(150c) Investigate the Druggability of Protein Targets for Listeria Monocytogenes for Drug Discovery

It is reported that approximately 48 million cases of foodborne illnesses take place in the U.S. every year. Among them are approximately 1600 cases of listeriosis that result in about 260 deaths. Vulnerable populations, including the elderly, children, and pregnant women, face a fatality rate as high as 30%. Listeriosis, caused by Listeria monocytogenes, ranks as the third leading cause of death due to foodborne pathogens. L. monocytogenes, a resilient facultative intracellular pathogen, is prevalent worldwide and poses significant challenges to the food industry due to its presence in various environments and its transmission via contaminated foods and surfaces. The primary treatment for listeriosis involves ampicillin, yet concerns persist regarding the emergence of antibiotic resistance due to lateral gene transfer.

Efforts to control L. monocytogenes focus on disrupting stress response, virulence, and antibiotic resistance mechanisms. Enhancements in these areas could improve food preservation techniques, diminish virulence, and counteract antibiotic resistance, thereby positively impacting L. monocytogenes treatment. Developing novel treatments presents challenges, with Phase II drug failures often attributed to lack of efficacy. Effective drug targets should play a functional role in the disease process and be druggable. However, little work has been done to evaluate the druggability of potential targets for L. monocytogenes. This study aims to address this gap by developing a druggability-evaluation model based on protein binding pocket structure features. In particular, a ligand-protein computational platform was implemented to extract structural features of 535 binding pockets for known antimicrobials. These features were analyzed to identify the key features that can be used as the input of a logistic regression model. The pockets bound with known antimicrobials were regarded as druggable, with a value of one for druggability.

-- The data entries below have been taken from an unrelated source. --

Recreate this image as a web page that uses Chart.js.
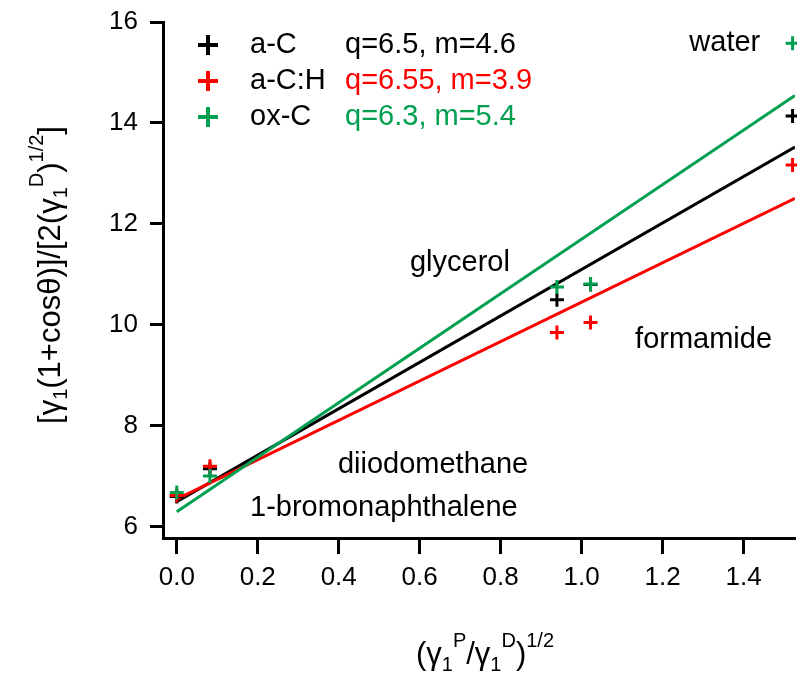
<!DOCTYPE html>
<html>
<head>
<meta charset="utf-8">
<script src="https://cdn.jsdelivr.net/npm/chart.js@4.4.0/dist/chart.umd.min.js"></script>
<style>
  html, body { margin: 0; padding: 0; background: #fff; }
  #wrap { width: 797px; height: 675px; position: relative; }
</style>
</head>
<body>
<div id="wrap"><canvas id="chart" width="797" height="675"></canvas></div>
<script>
// probe liquids, x = (γ1P/γ1D)^1/2
const liquids = ['1-bromonaphthalene', 'diiodomethane', 'glycerol', 'formamide', 'water'];
const xValues = [0.0, 0.082, 0.939, 1.022, 1.521];

// y = [γ1(1+cosθ)]/[2(γ1D)^1/2] per sample
const seriesNames = ['a-C', 'a-C:H', 'ox-C'];
const aC  = [6.60, 7.15, 10.50, 10.80, 14.14];
const aCH = [6.62, 7.20, 9.85, 10.05, 13.17];
const oxC = [6.68, 7.01, 10.75, 10.81, 15.58];

// linear fits y = q + m x
const fitQ = [6.5, 6.55, 6.3];
const fitM = [4.6, 3.9, 5.4];
const fitRange = [0, 1.527];

const xTicks = [0.0, 0.2, 0.4, 0.6, 0.8, 1.0, 1.2, 1.4];
const yTicks = [6, 8, 10, 12, 14, 16];

const FONT = "'Liberation Sans', Arial, sans-serif";
const COLORS = ['#000000', '#ff0000', '#00a050'];

// where the liquid names sit (data coords, left aligned)
const LABEL_POS = [
    { x: 0.181, y: 6.38 },
    { x: 0.398, y: 7.23 },
    { x: 0.576, y: 11.23 },
    { x: 1.132, y: 9.70 },
    { x: 1.266, y: 15.58 }
];

const toPoints = ys => xValues.map((x, i) => ({ x, y: ys[i] }));
const fitPoints = i => fitRange.map(x => ({ x, y: fitQ[i] + fitM[i] * x }));

const allSeries = [aC, aCH, oxC];

const lineSets = allSeries.map((_, i) => ({
    label: seriesNames[i] + ' fit',
    data: fitPoints(i),
    order: 10 - i,
    showLine: true,
    borderColor: COLORS[i],
    borderWidth: 3,
    pointRadius: 0,
    fill: false
}));

// lower order is drawn on top: ox-C last
const pointSets = allSeries.map((ys, i) => ({
    label: seriesNames[i],
    data: toPoints(ys),
    order: 3 - i,
    showLine: false,
    pointStyle: 'cross',
    pointRadius: 7,
    pointBorderWidth: 3,
    borderColor: COLORS[i],
    backgroundColor: COLORS[i],
    clip: false
}));

function drawRich(ctx, parts, cx, baseY, size) {
    const small = Math.round(size * 0.66);
    let total = 0;
    const widths = parts.map(([txt, kind]) => {
        ctx.font = `${kind === 'n' ? size : small}px ${FONT}`;
        const w = ctx.measureText(txt).width;
        total += w;
        return w;
    });
    let x = cx - total / 2;
    parts.forEach(([txt, kind], i) => {
        ctx.font = `${kind === 'n' ? size : small}px ${FONT}`;
        let dy = 0;
        if (kind === 'sub') dy = size * 0.22;
        if (kind === 'sup') dy = -size * 0.55;
        ctx.fillText(txt, x, baseY + dy);
        x += widths[i];
    });
}

const overlay = {
    id: 'overlay',
    afterDraw(chart) {
        const ctx = chart.ctx;
        const sx = chart.scales.x, sy = chart.scales.y;
        ctx.save();
        ctx.textBaseline = 'middle';
        ctx.textAlign = 'left';

        // liquid names
        ctx.fillStyle = '#000';
        ctx.font = `29px ${FONT}`;
        liquids.forEach((name, i) => {
            ctx.fillText(name, sx.getPixelForValue(LABEL_POS[i].x), sy.getPixelForValue(LABEL_POS[i].y));
        });

        // legend block
        seriesNames.forEach((name, i) => {
            const y = 45 + i * 36;
            ctx.strokeStyle = COLORS[i];
            ctx.lineWidth = 4;
            ctx.beginPath();
            ctx.moveTo(198, y); ctx.lineTo(218, y);
            ctx.moveTo(208, y - 10); ctx.lineTo(208, y + 10);
            ctx.stroke();
            ctx.fillStyle = '#000';
            ctx.font = `29px ${FONT}`;
            ctx.fillText(name, 250, y);
            ctx.fillStyle = COLORS[i];
            ctx.fillText(`q=${fitQ[i]}, m=${fitM[i]}`, 345, y);
        });

        // axis titles
        ctx.fillStyle = '#000';
        ctx.textBaseline = 'alphabetic';
        drawRich(ctx, [['(γ', 'n'], ['1', 'sub'], ['P', 'sup'], ['/γ', 'n'], ['1', 'sub'], ['D', 'sup'], [')', 'n'], ['1/2', 'sup']], 485, 664, 31);

        ctx.translate(60, 275);
        ctx.rotate(-Math.PI / 2);
        drawRich(ctx, [['[γ', 'n'], ['1', 'sub'], ['(1+cosθ)]/[2(γ', 'n'], ['1', 'sub'], ['D', 'sup'], [')', 'n'], ['1/2', 'sup'], [']', 'n']], 0, 0, 31);
        ctx.restore();
    }
};

new Chart(document.getElementById('chart'), {
    type: 'scatter',
    data: { datasets: [...lineSets, ...pointSets] },
    options: {
        responsive: false,
        animation: false,
        layout: { autoPadding: false, padding: { top: 22, right: 2, left: 0, bottom: 0 } },
        plugins: {
            legend: { display: false },
            tooltip: { enabled: false }
        },
        scales: {
            x: {
                type: 'linear',
                min: -0.034,
                max: 1.527,
                afterBuildTicks: s => { s.ticks = xTicks.map(v => ({ value: v })); },
                afterFit: s => { s.height = 137; s.paddingLeft = 0; s.paddingRight = 0; },
                ticks: {
                    color: '#000',
                    font: { family: FONT, size: 26 },
                    padding: 8,
                    maxRotation: 0,
                    autoSkip: false,
                    callback: v => Number(v).toFixed(1)
                },
                grid: { drawOnChartArea: false, tickLength: 16, tickWidth: 3, tickColor: '#000' },
                border: { color: '#000', width: 3 }
            },
            y: {
                type: 'linear',
                min: 5.78,
                max: 16,
                afterBuildTicks: s => { s.ticks = yTicks.map(v => ({ value: v })); },
                afterFit: s => { s.width = 163; s.paddingTop = 0; s.paddingBottom = 0; },
                ticks: {
                    color: '#000',
                    font: { family: FONT, size: 26 },
                    padding: 12,
                    autoSkip: false,
                    callback: v => String(v)
                },
                grid: { drawOnChartArea: false, tickLength: 13, tickWidth: 3, tickColor: '#000' },
                border: { color: '#000', width: 3 }
            }
        }
    },
    plugins: [overlay]
});
</script>
</body>
</html>
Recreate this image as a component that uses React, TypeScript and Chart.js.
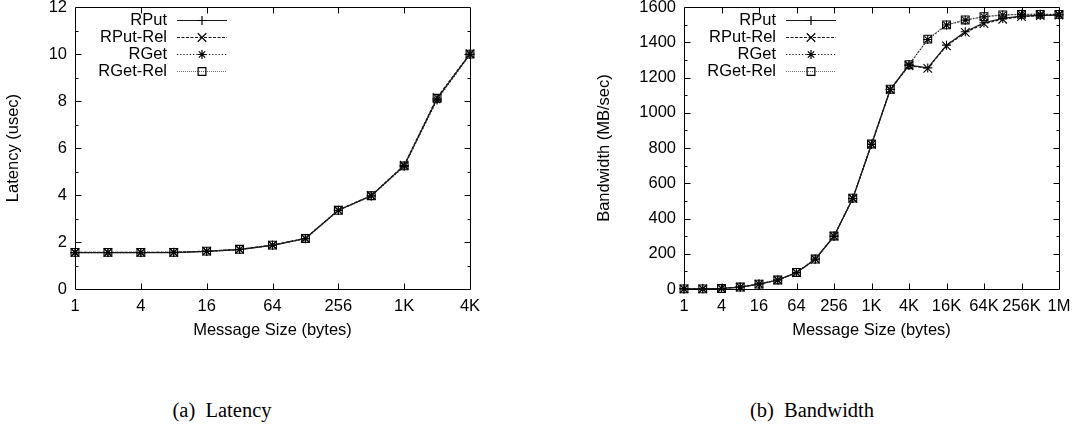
import React, { useEffect, useRef } from 'react';
import { Chart, registerables } from 'chart.js';

Chart.register(...registerables);

// ---------- data ----------
const SERIES_NAMES = ['RPut', 'RPut-Rel', 'RGet', 'RGet-Rel'];

const LAT_SIZES = [1, 2, 4, 8, 16, 32, 64, 128, 256, 512, 1024, 2048, 4096];
const LAT_RPUT = [1.55, 1.55, 1.55, 1.55, 1.6, 1.68, 1.86, 2.15, 3.35, 3.97, 5.25, 8.1, 10.0];
const LAT_RPUT_REL = [1.56, 1.56, 1.56, 1.56, 1.61, 1.69, 1.87, 2.16, 3.36, 3.98, 5.27, 8.15, 10.02];
const LAT_RGET = [1.55, 1.55, 1.55, 1.56, 1.6, 1.68, 1.86, 2.14, 3.34, 3.96, 5.22, 8.05, 9.98];
const LAT_RGET_REL = [1.56, 1.56, 1.56, 1.56, 1.61, 1.69, 1.87, 2.15, 3.35, 3.97, 5.24, 8.12, 10.0];
const LAT_X_TICKS = [1, 4, 16, 64, 256, 1024, 4096];
const LAT_X_LABELS = ['1', '4', '16', '64', '256', '1K', '4K'];
const LAT_Y_MAX = 12;
const LAT_Y_STEP = 2;

const BW_SIZES = [
  1, 2, 4, 8, 16, 32, 64, 128, 256, 512, 1024, 2048, 4096, 8192, 16384, 32768, 65536, 131072,
  262144, 524288, 1048576,
];
const BW_RPUT = [0.5, 1, 3, 11, 28, 51, 93, 169, 299, 513, 820, 1132, 1270, 1255, 1384, 1460, 1511, 1536, 1549, 1553, 1555];
const BW_RPUT_REL = [0.5, 1, 3, 11, 28, 51, 93, 169, 300, 514, 821, 1131, 1268, 1252, 1380, 1456, 1506, 1531, 1546, 1552, 1555];
const BW_RGET = [0.5, 1, 3, 11, 28, 51, 93, 170, 300, 515, 822, 1133, 1272, 1416, 1498, 1526, 1545, 1555, 1559, 1559, 1559];
const BW_RGET_REL = [0.5, 1, 3, 11, 28, 51, 94, 170, 301, 516, 823, 1134, 1273, 1418, 1499, 1527, 1546, 1556, 1559, 1559, 1559];
const BW_X_TICKS = [1, 4, 16, 64, 256, 1024, 4096, 16384, 65536, 262144, 1048576];
const BW_X_LABELS = ['1', '4', '16', '64', '256', '1K', '4K', '16K', '64K', '256K', '1M'];
const BW_Y_MAX = 1600;
const BW_Y_STEP = 200;

// ---------- styles ----------
const FONT = 'Liberation Sans, Arial, Helvetica, sans-serif';
const FONT_SIZE = 16.5;
const STYLES = [
  { color: '#1a1a1a', dash: [] as number[], point: 'cross', r: 4.5 },
  { color: '#1a1a1a', dash: [3, 1.5], point: 'crossRot', r: 6 },
  { color: '#1a1a1a', dash: [1.2, 2], point: 'star', r: 4.5 },
  { color: '#707070', dash: [1, 1], point: 'rect', r: 5.5 },
];

function drawMarker(ctx: CanvasRenderingContext2D, kind: string, x: number, y: number, r: number) {
  ctx.beginPath();
  const d = r * Math.SQRT1_2;
  if (kind === 'cross' || kind === 'star') {
    ctx.moveTo(x - r, y);
    ctx.lineTo(x + r, y);
    ctx.moveTo(x, y - r);
    ctx.lineTo(x, y + r);
  }
  if (kind === 'crossRot' || kind === 'star') {
    ctx.moveTo(x - d, y - d);
    ctx.lineTo(x + d, y + d);
    ctx.moveTo(x - d, y + d);
    ctx.lineTo(x + d, y - d);
  }
  if (kind === 'rect') {
    ctx.rect(x - d, y - d, 2 * d, 2 * d);
  }
  ctx.stroke();
}

const framePlugin = {
  id: 'frame',
  afterDatasetsDraw(chart: any, _args: any, opts: any) {
    const { ctx, chartArea: a, scales } = chart;
    const L = Math.round(a.left) + 0.5;
    const R = Math.round(a.right) + 0.5;
    const T = Math.round(a.top) + 0.5;
    const B = Math.round(a.bottom) + 0.5;
    ctx.save();
    ctx.strokeStyle = '#000';
    ctx.lineWidth = 1;
    ctx.setLineDash([]);
    ctx.beginPath();
    ctx.rect(L, T, R - L, B - T);
    for (const v of opts.xTicks as number[]) {
      const px = Math.round(scales.x.getPixelForValue(v)) + 0.5;
      if (px <= L + 1 || px >= R - 1) continue;
      ctx.moveTo(px, B);
      ctx.lineTo(px, B - 6);
      ctx.moveTo(px, T);
      ctx.lineTo(px, T + 6);
    }
    const step = opts.yStep / 2;
    const max = scales.y.max;
    for (let i = 1; i * step < max - 1e-9; i++) {
      const v = i * step;
      const py = Math.round(scales.y.getPixelForValue(v)) + 0.5;
      const len = i % 2 === 0 ? 6 : 3;
      ctx.moveTo(L, py);
      ctx.lineTo(L + len, py);
      ctx.moveTo(R, py);
      ctx.lineTo(R - len, py);
    }
    ctx.stroke();
    ctx.restore();
  },
};

const keyPlugin = {
  id: 'key',
  afterDraw(chart: any) {
    const { ctx, chartArea: a } = chart;
    ctx.save();
    ctx.font = `${FONT_SIZE}px ${FONT}`;
    ctx.textAlign = 'right';
    ctx.textBaseline = 'middle';
    chart.data.datasets.forEach((ds: any, i: number) => {
      const y = a.top + 13 + i * 17;
      ctx.fillStyle = '#000';
      ctx.fillText(ds.label, a.left + 92, y + 0.5);
      ctx.strokeStyle = ds.borderColor;
      ctx.lineWidth = 1.2;
      ctx.setLineDash(ds.borderDash || []);
      ctx.beginPath();
      ctx.moveTo(a.left + 102, Math.round(y) + 0.5);
      ctx.lineTo(a.left + 152, Math.round(y) + 0.5);
      ctx.stroke();
      ctx.setLineDash([]);
      ctx.strokeStyle = '#000';
      drawMarker(ctx, ds.pointStyle, a.left + 127, Math.round(y) + 0.5, ds.pointRadius);
    });
    ctx.restore();
  },
};

function makeConfig(p: {
  sizes: number[];
  series: number[][];
  xTicks: number[];
  xLabels: string[];
  yMax: number;
  yStep: number;
  yTitle: string;
  yWidth: number;
  padding: { left: number; top: number; right: number; bottom: number };
  yTitlePad: number;
}): any {
  const datasets = p.series.map((vals, i) => ({
    label: SERIES_NAMES[i],
    data: p.sizes.map((s, j) => ({ x: s, y: vals[j] })),
    borderColor: STYLES[i].color,
    borderWidth: 1.2,
    borderDash: STYLES[i].dash,
    pointStyle: STYLES[i].point,
    pointRadius: STYLES[i].r,
    pointBorderColor: '#000',
    pointBackgroundColor: 'rgba(0,0,0,0)',
    pointBorderWidth: 1.1,
    tension: 0,
    fill: false,
    clip: false,
  }));
  return {
    type: 'line',
    data: { datasets },
    options: {
      animation: false,
      responsive: false,
      events: [],
      layout: { padding: p.padding },
      plugins: {
        legend: { display: false },
        tooltip: { enabled: false },
        frame: { xTicks: p.xTicks, yStep: p.yStep },
      },
      scales: {
        x: {
          type: 'logarithmic',
          min: p.xTicks[0],
          max: p.xTicks[p.xTicks.length - 1],
          afterBuildTicks: (axis: any) => {
            axis.ticks = p.xTicks.map((v) => ({ value: v, major: false }));
          },
          afterFit: (s: any) => {
            s.height = 56;
            s.paddingLeft = 0;
            s.paddingRight = 0;
          },
          grid: { display: false, drawTicks: false },
          border: { display: false },
          ticks: {
            autoSkip: false,
            maxRotation: 0,
            padding: 8,
            color: '#000',
            font: { family: FONT, size: FONT_SIZE },
            callback: (_v: any, i: number) => p.xLabels[i],
          },
          title: {
            display: true,
            text: 'Message Size (bytes)',
            color: '#000',
            font: { family: FONT, size: FONT_SIZE },
            padding: { top: 0, bottom: 5 },
          },
        },
        y: {
          type: 'linear',
          min: 0,
          max: p.yMax,
          afterFit: (s: any) => {
            s.width = p.yWidth;
            s.paddingTop = 0;
            s.paddingBottom = 0;
          },
          grid: { display: false, drawTicks: false },
          border: { display: false },
          ticks: {
            stepSize: p.yStep,
            padding: 8,
            color: '#000',
            font: { family: FONT, size: FONT_SIZE },
            callback: (v: any) => String(v),
          },
          title: {
            display: true,
            text: p.yTitle,
            color: '#000',
            font: { family: FONT, size: FONT_SIZE },
            padding: { top: p.yTitlePad, bottom: 0 },
          },
        },
      },
    },
    plugins: [framePlugin, keyPlugin],
  };
}

function ChartCanvas(props: { config: () => any; left: number; width: number; height: number }) {
  const ref = useRef<HTMLCanvasElement>(null);
  useEffect(() => {
    const chart = new Chart(ref.current as HTMLCanvasElement, props.config());
    return () => chart.destroy();
  }, []);
  return (
    <canvas
      ref={ref}
      width={props.width}
      height={props.height}
      style={{ position: 'absolute', left: props.left, top: 0, width: props.width, height: props.height }}
    />
  );
}

const captionStyle: React.CSSProperties = {
  position: 'absolute',
  top: 398,
  width: 300,
  textAlign: 'center',
  fontFamily: 'Liberation Serif, Times New Roman, serif',
  fontSize: 20.5,
  lineHeight: '24px',
  color: '#000',
  whiteSpace: 'pre',
};

export default function App() {
  return (
    <div
      style={{
        position: 'absolute',
        left: 0,
        top: 0,
        width: 1076,
        height: 427,
        background: '#fff',
        overflow: 'hidden',
      }}
    >
      <ChartCanvas
        left={0}
        width={540}
        height={345}
        config={() =>
          makeConfig({
            sizes: LAT_SIZES,
            series: [LAT_RPUT, LAT_RPUT_REL, LAT_RGET, LAT_RGET_REL],
            xTicks: LAT_X_TICKS,
            xLabels: LAT_X_LABELS,
            yMax: LAT_Y_MAX,
            yStep: LAT_Y_STEP,
            yTitle: 'Latency (usec)',
            yWidth: 75,
            padding: { left: 0, top: 7, right: 70, bottom: 0 },
            yTitlePad: 4,
          })
        }
      />
      <ChartCanvas
        left={560}
        width={516}
        height={345}
        config={() =>
          makeConfig({
            sizes: BW_SIZES,
            series: [BW_RPUT, BW_RPUT_REL, BW_RGET, BW_RGET_REL],
            xTicks: BW_X_TICKS,
            xLabels: BW_X_LABELS,
            yMax: BW_Y_MAX,
            yStep: BW_Y_STEP,
            yTitle: 'Bandwidth (MB/sec)',
            yWidth: 93,
            padding: { left: 31, top: 7, right: 17, bottom: 0 },
            yTitlePad: 4,
          })
        }
      />
      <div style={{ ...captionStyle, left: 222 - 150 }}>{'(a)  Latency'}</div>
      <div style={{ ...captionStyle, left: 812 - 150 }}>{'(b)  Bandwidth'}</div>
    </div>
  );
}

On the contrary, a zero value of druggability was assigned to the pockets without binding ligands in the same protein target. The druggability is used as the output of the logic regression model. After the model was validated by existing data, it was applied to evaluate 23 key proteins from L. monocytogenes identified in existing literature. Notably, protein groEL, fliH/fliI complex, fliG, flhB, flgL, flgK, inlA, mogR, and prfA emerged as high-potential druggable targets. These findings lay the groundwork for future research aimed at identifying compounds that inhibit these druggable targets and designing experimental studies to confirm their effectiveness as drug targets.